Last updated May 2, 2022
A common question we receive through our support channel is this: How can we prevent our devices from updating to the latest version of iOS?
Often, organizations wish to vet the latest iOS release, verifying that the business-related apps they use will continue to function properly on the devices used by their organization. By delaying the deployment of the latest version of iOS within their organization, they buy additional time to run these checks before green lighting the upgrade.
Starting with iOS 11.3 and macOS 10.13.4, MDM administrators are able to specify a number of days to delay a software update, with a maximum delay of 90 days. With this option enabled, the user of the device will not see a software update until the specified number of days has passed since the release.
To enable this feature, iOS devices must be in supervised mode.
Before iOS 11.3 and macOS 10.13.4, Apple did not provide a means to block or delay OS software updates, either within iOS or macOS, or via MDM. We have seen these common methodologies used by our customers.
We have yet to verify this, but numerous sources (including Daniel in the comments section, thanks Daniel!) that installing the tvOS Beta Configuration Profile provided by Apple will block the update messages from appearing on iOS.

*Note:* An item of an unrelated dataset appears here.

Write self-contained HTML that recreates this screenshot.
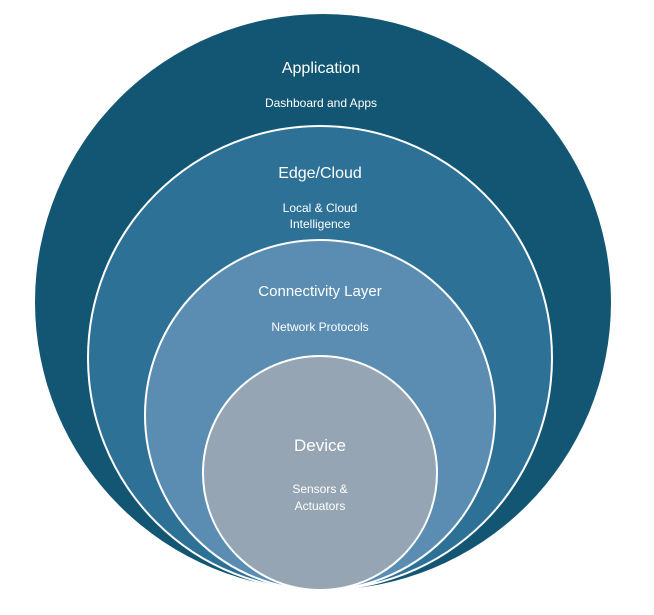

The tvOS Beta Configuration Profile is restricted to distribution among registered Apple Developers only. You can access the program at the Apple Developer Portal. You should also be able to find the tvOS profile freely on the web with a little work.
Blocking communication with the Apple update servers at the company network level may also help prevent updates. By disallowing traffic to the update servers on the company network, devices will be unable to update themselves. The pitfall of this methodology is that the device will be able to update itself if it joins a different WiFi network or has a cellular connection.
The two update servers that we are aware of are: appldnld.apple.com and mesu.apple.com.
Send an announcement to all staff requesting that they hold off from updating their devices. iOS will always prompt users before it begins an update and a user can prevent the device from updating by denying the prompt. The most effective company announcements generally disclose the concerns of updating early, including the potential incompatibilities with business-related apps. This helps staff understand how an early update may negatively affect them and aligns them with the interests of the company.
In short: it’s a double edged sword. On one hand, delaying the release of an iOS update can prevent a situation where users are not able to use apps they depend on due to software incompatibilities. On the other hand, it can leave devices with outdated versions of iOS which may have publicly known security vulnerabilities, exposing your organization to much greater risks.
One thing to consider when making a decision to upgrade or not is what the specific upgrade is for. If it’s a minor update, for instance an update from 9.3.2 to 9.3.5, it likely contains security fixes. It also is unlikely to have any incompatibilities with existing apps. If the update is a major one, for instance 9.3.5 to 10.0.1, there will be a higher risk of finding incompatibilities with apps.
Ideally, your organization is ready for iOS updates on the day of their release and can avoid having to delay updating altogether. Apple makes the GM (the version slated for public release) of major iOS updates available before the release date, often a week or more in advance, and these versions can be tested by IT beforehand.